You are viewing a plain text version of this content. The canonical link for it is here.

Posted to user@nutch.apache.org by Earl Cahill <ca...@yahoo.com> on 2005/10/01 09:14:31 UTC

a few questions

Tempted to do each question as a separate email, but
here you go.

1.  Does nutch use pure lucene for its indexing?  Does
the nutch index = lucene + potentially ndfs?  If I am
going to run a search web service, I am just wondering
what advantages nutch would serve over lucene.

2.  Turns out I am going to write a web service for
search.  I have played with the nutch search example,
but if I want to do rather arbitrary key/value pairs
and have a web service return xml, I am guessing I am
going to have to write my own.  Is that right?  Is
there an easy way to get results in xml format? 
Guessing I need to build it all myself.

3.  In another project, I want to use ndfs to store
two+ distinct copies of a file, but I really don't
want anything else to do with nutch on the project. 
Is that possible?  Is there a clean break?  I want to
make a list of servers, then have an api call that
takes a file and stores 2+ copies across my servers,
and an api call that reads a file, with appropriate
failover.

4.  Guessing I write a plugin, but I want to interject
some code during the nutch crawl process that does
some analysis and actually does the index insertion
itself.  There any good docs on how to do such a
thing?

Thanks,
Earl


		
__________________________________ 
Yahoo!
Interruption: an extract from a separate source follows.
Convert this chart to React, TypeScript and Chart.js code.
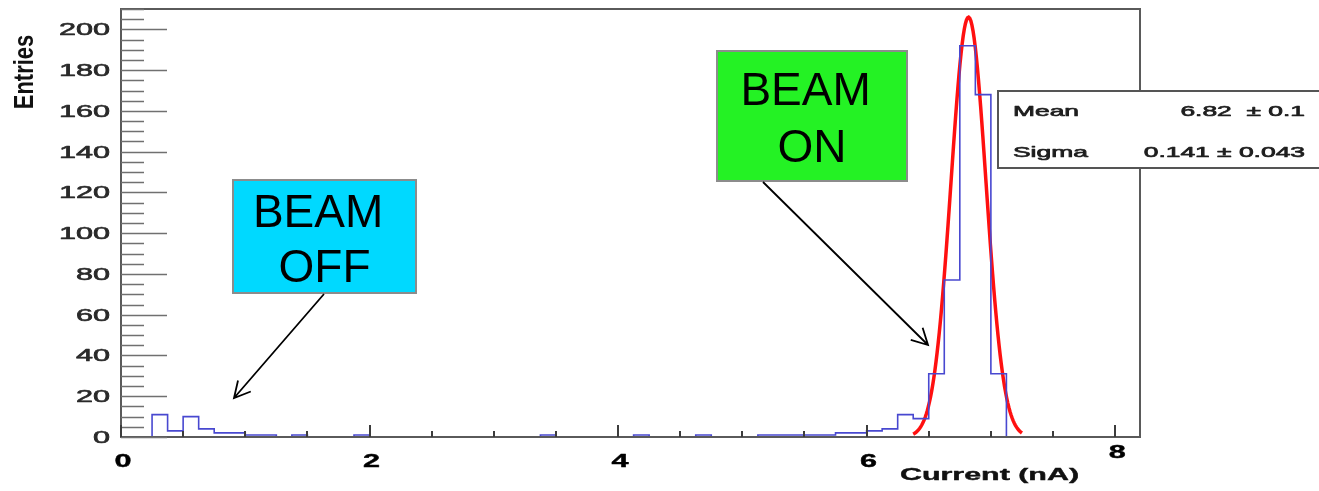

Mail - PC Magazine Editors' Choice 2005 
http://mail.yahoo.com

Re: a few questions

Posted by Piotr Kosiorowski <pk...@gmail.com>.

Earl Cahill wrote:
> Tempted to do each question as a separate email, but
> here you go.
> 
> 1.  Does nutch use pure lucene for its indexing?  Does
> the nutch index = lucene + potentially ndfs?  If I am
> going to run a search web service, I am just wondering
> what advantages nutch would serve over lucene.
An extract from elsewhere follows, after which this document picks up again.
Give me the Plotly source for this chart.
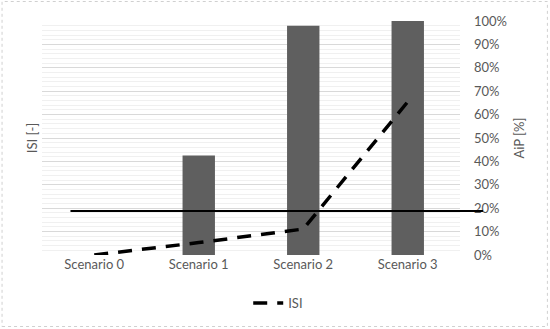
import plotly.graph_objects as go

# ---- data ----
categories = ["Scenario 0", "Scenario 1", "Scenario 2", "Scenario 3"]
aip_percent = [0, 42.5, 98, 100]          # bars, right axis AiP [%]
isi_values = [0.0, 0.053, 0.111, 0.655]   # dashed line, left axis ISI [-]
threshold_aip = 18.8                      # horizontal black line (AiP %)
aip_ticks = list(range(0, 101, 10))
aip_ticklabels = [f"{v}%" for v in aip_ticks]

# ---- layout geometry (pixels) ----
W, H = 550, 329
L, R, T, B = 41.5, 90, 21, 74
pw, ph = W - L - R, H - T - B

def px_x(p):
    return (p - L) / pw

def px_y(p):
    return (H - B - p) / ph

txt = "#595959"
font_family = "Lato, 'Open Sans', sans-serif"
fs = 13

fig = go.Figure()
# bars on the primary (bottom) y axis shown on the right side
fig.add_trace(go.Bar(
    x=categories, y=aip_percent, yaxis="y",
    marker=dict(color="#5f5f5f", line=dict(width=0)),
    width=0.31, showlegend=False, name="AiP", hoverinfo="skip",
))
# ISI line on the overlaying axis (drawn above the bars), shown on the left
fig.add_trace(go.Scatter(
    x=categories, y=isi_values, yaxis="y2", mode="lines", name="ISI",
    line=dict(color="black", width=3.5, dash="14px,10px"), hoverinfo="skip",
))

fig.update_layout(
    width=W, height=H,
    margin=dict(l=L, r=R, t=T, b=B, autoexpand=False),
    paper_bgcolor="white", plot_bgcolor="white",
    font=dict(family=font_family, size=fs, color=txt),
    xaxis=dict(
        type="category", range=[-0.5, 3.5], showgrid=False, showline=False,
        zeroline=False, ticks="", tickfont=dict(size=fs, color=txt),
    ),
    yaxis=dict(
        side="right", range=[0, 100],
        tickvals=aip_ticks, ticktext=aip_ticklabels,
        showgrid=True, gridcolor="#d9d9d9", gridwidth=1,
        minor=dict(dtick=2, showgrid=True, gridcolor="#f0f0f0", gridwidth=1),
        zeroline=False, ticks="", ticklabelstandoff=13,
        tickfont=dict(size=fs, color=txt),
        title=dict(text="AiP [%]", standoff=8, font=dict(size=fs, color=txt)),
        automargin=False,
    ),
    yaxis2=dict(
        overlaying="y", side="left", range=[0, 1], showgrid=False,
        zeroline=False, showticklabels=False, ticks="",
        title=dict(text="ISI [-]", standoff=0, font=dict(size=fs, color=txt)),
        automargin=False,
    ),
    legend=dict(
        orientation="h", x=px_x(278), xanchor="center",
        y=px_y(303), yanchor="middle", font=dict(size=fs, color=txt),
        bgcolor="rgba(0,0,0,0)",
    ),
    bargap=0.69,
)

fig.add_shape(
    type="line", xref="paper", yref="y",
    x0=px_x(70), x1=px_x(483), y0=threshold_aip, y1=threshold_aip,
    line=dict(color="black", width=2), layer="above",
)
# dotted chart-area border
fig.add_shape(
    type="rect", xref="paper", yref="paper",
    x0=px_x(1.5), x1=px_x(W - 2.5), y0=px_y(H - 2.5), y1=px_y(1.5),
    line=dict(color="#d0d0d0", width=1, dash="dot"), layer="below",
)

fig.write_html(
    "out.html",
    config={"displayModeBar": False},
    post_script="document.body.style.margin='0px';document.body.style.overflow='hidden';",
)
Yes it uses lucene for indexing. It is not only lucene + ndfs as
it contains a fetcher, WebDB maintenance, map/reduce and plenty of plugins.

> 
> 2.  Turns out I am going to write a web service for
> search.  I have played with the nutch search example,
> but if I want to do rather arbitrary key/value pairs
> and have a web service return xml, I am guessing I am
> going to have to write my own.  Is that right?  Is
> there an easy way to get results in xml format? 
> Guessing I need to build it all myself.
There is a servlet OpenSearchServlet that return XML.

> 3.  In another project, I want to use ndfs to store
> two+ distinct copies of a file, but I really don't
> want anything else to do with nutch on the project. 
> Is that possible?  Is there a clean break?  I want to
> make a list of servers, then have an api call that
> takes a file and stores 2+ copies across my servers,
> and an api call that reads a file, with appropriate
> failover.
> 
I think that it is possible. Take a look at TestClient (not the best
name) to look at API usage.

> 4.  Guessing I write a plugin, but I want to interject
> some code during the nutch crawl process that does
> some analysis and actually does the index insertion
> itself.  There any good docs on how to do such a
> thing?

Plugin writting is easy - you can take a look at one of existing
ones as an example. But all depends what and where you want to change as
plugins are executed at the well specified points of processing so it 
might happen that there is no possibility of using a plugin for the 
thing you want to achieve.
Regards,
Piotr